While, as claimed by the DAE and the NPCIL, the safety features of Indian NPPS may be adequate, the lack of a truly independent regulator has been a matter of controversy and debate in the Indian context. The Atomic Energy Regulatory Board (AERB), which oversees the safe operation of the NPPs in the country, comes directly under the Atomic Energy Commission, and the Chairman of the AEC is also Secretary of the DAE, whose activities the AERB is supposed to regulate and oversee. The AERB depends on the DAE for its finances and technical support. So the apparent independent authority of the AERB could get compromised when it comes to implementing stringent safety regulations in the NPPs. The current juncture offers an opportune moment to change the structure of the AERB and make it truly independent and autonomous.

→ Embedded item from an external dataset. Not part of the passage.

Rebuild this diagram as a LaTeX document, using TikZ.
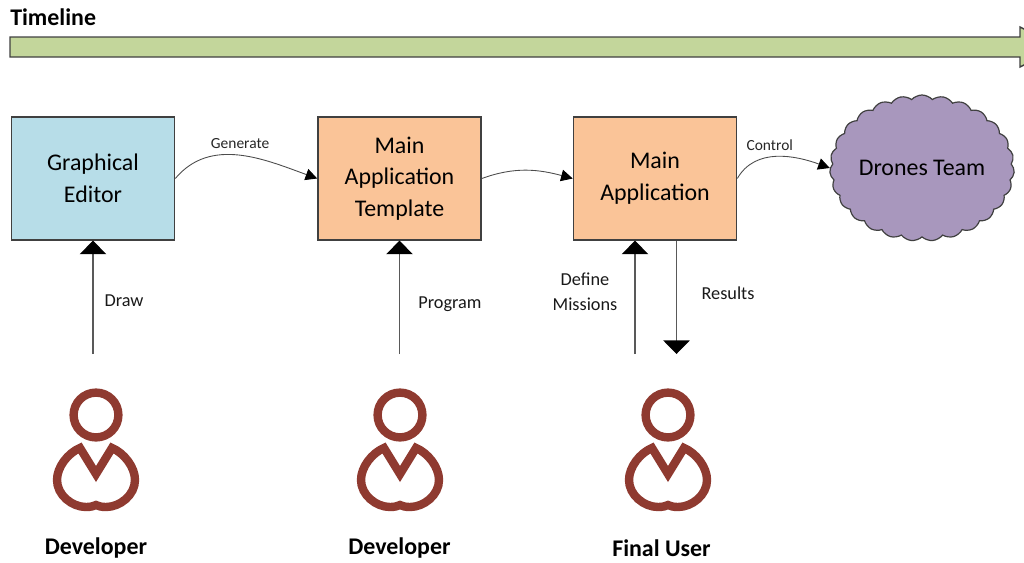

The Japanese nuclear crisis has become a convenient weapon for anti-nuclear activists to make their campaign shriller in demanding a complete phase-out of nuclear power. While concerns about adequate safety at Indian NPPs are understandable and should be addressed by the nuclear establishment, the country cannot afford to go back on its nuclear energy option, which would become imperative in the years to come for energy security, by heeding to the irrational fears that are being aired by activists. Whether or not to import nuclear energy technologies, in the light of their far higher costs and technological shortcomings, is another issue. But the country must hone its indigenous nuclear technologies further and make them as failsafe as possible by going though a full-fledged review of the implemented safety measures.